The way for Dems to recapture an all inclusive message is to be against the authority that bedevils the angry working white man and poor white women both -- the corporate CEOs, corporate accountants, and Wall street tycoons.
Equal rights under the law for everyone, no exceptions, is equal rights AGAINST CORPORATE POWER for feminists, minorities, white poor women, and caucasian Joe NASCAR. Equal rights for all employed Americans.

Everyone needs a looming institutional enemy. The best major institution that Dems can rail against right now (the right has already co-opted the anti-government tack) that will bring non college educated whites back into the fold is to be against Fortune 500 power. This is a time when what financial power lower income non college educated whites have had, is rapidly moving to India and China.

The reasons people don't see a clear message from the Dems is because they don't know what Dems are against. They know that Dems are for women and minority rights, union benefits, social security, clean air, etc. The Fortune 500 conglomerate can be that new umbrella enemy that wants to limit benefits, clean air, fair wages, for everbody. The Fortune 500 consortium can be that new enemy that everyone can feel free to be against. Kerry almost won in socially conservative Ohio. It was because of the enemy everyone is against -- the sucking sound of the outsourcing Fortune 500 consortium.

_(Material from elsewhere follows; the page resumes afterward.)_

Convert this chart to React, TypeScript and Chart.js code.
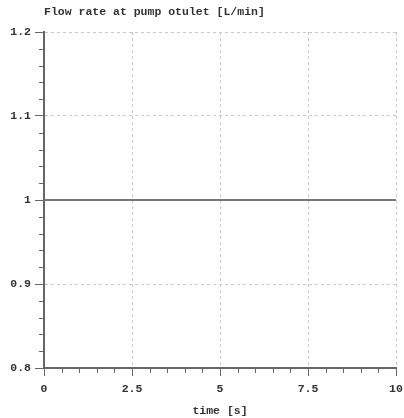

by JT on Mon Dec 06, 2004 at 10:36:26 PM EST

Eureka, Eureka (none / 0)

Simply to add to your "Eureka!":

Change the dominant political narrative by changing what is associated with liberal.  Identify an institution that is of overarching significance in the struggles of individuals in this society--say, the unregulated, shareholder-driven corporation. Build a genuine liberal reform narrative and a genuine coherent, long-term, national campaign around the need to change corporate structure so that it becomes a democratic and capitalist tool that serves employees, consumers, communities, and the environment as well as stockholders.

Think of how many causes for struggling, responsible individuals and families such a narrative and campaign would embrace. Leave Radical Republicans serving the corporate interests, and cleave off the `reformer, non-ideological moderates' from their coalition. This definitely moves the Democratic Party from the inside to the outside in the national political frame. It also provides an appeal to many social conservatives.

In "The Democrats' Da Vinci Code" (The American Prospect, http://www.alternet.org/election04/20702/) David J. Sirota makes a well developed case for a bold class-based populism. At the heart of each one of Sirota's proposed seven steps--

  1. Fight the Class War
  2. Champion Small Business Over Big Business
  3. Protect Tom Joad
  4. Turn the Hunters and the Exurbs Green
  5. Become a Teddy Roosevelt Clone
  6. Clean Up Government
  7. Use the Values Prism--

is the problem of corporate power.  And he makes that clear, point by point.  In fact, it is at the heart of every major problem in this country, and virtually all voters know it in their bones.  In a 2000 Business Week/Harris poll 95% clearly indicated this.  The big corporation is now the `inside', making the rest of us the `outside'.

Creating a positive national campaign to help corporations become responsible citizens and America more democratic will make the coalition you are talking about--and maybe more.  The objective would be to creatively destroy the corporation as we know it and replace it with a new kind of corporation that is inherently socially responsible.  To make this tool our tool so that we can make this land our land.

Is it doable?  Maybe only in part.  But that part can make so much difference.  Further, such a campaign would be the ground for the new narrative you call for and the re-making of the Democratic Party, whether that is done from the inside out or the outside in.

Structurally, there is no issue that sweeps as wide and cuts as deep as this problem of overweening corporate power, and it is the nexus where so many interests and causes and personal stories cross and can join together.  It effects every human being in our country and in the world so profoundly.  It violates so blatantly one value shared universally: fairness.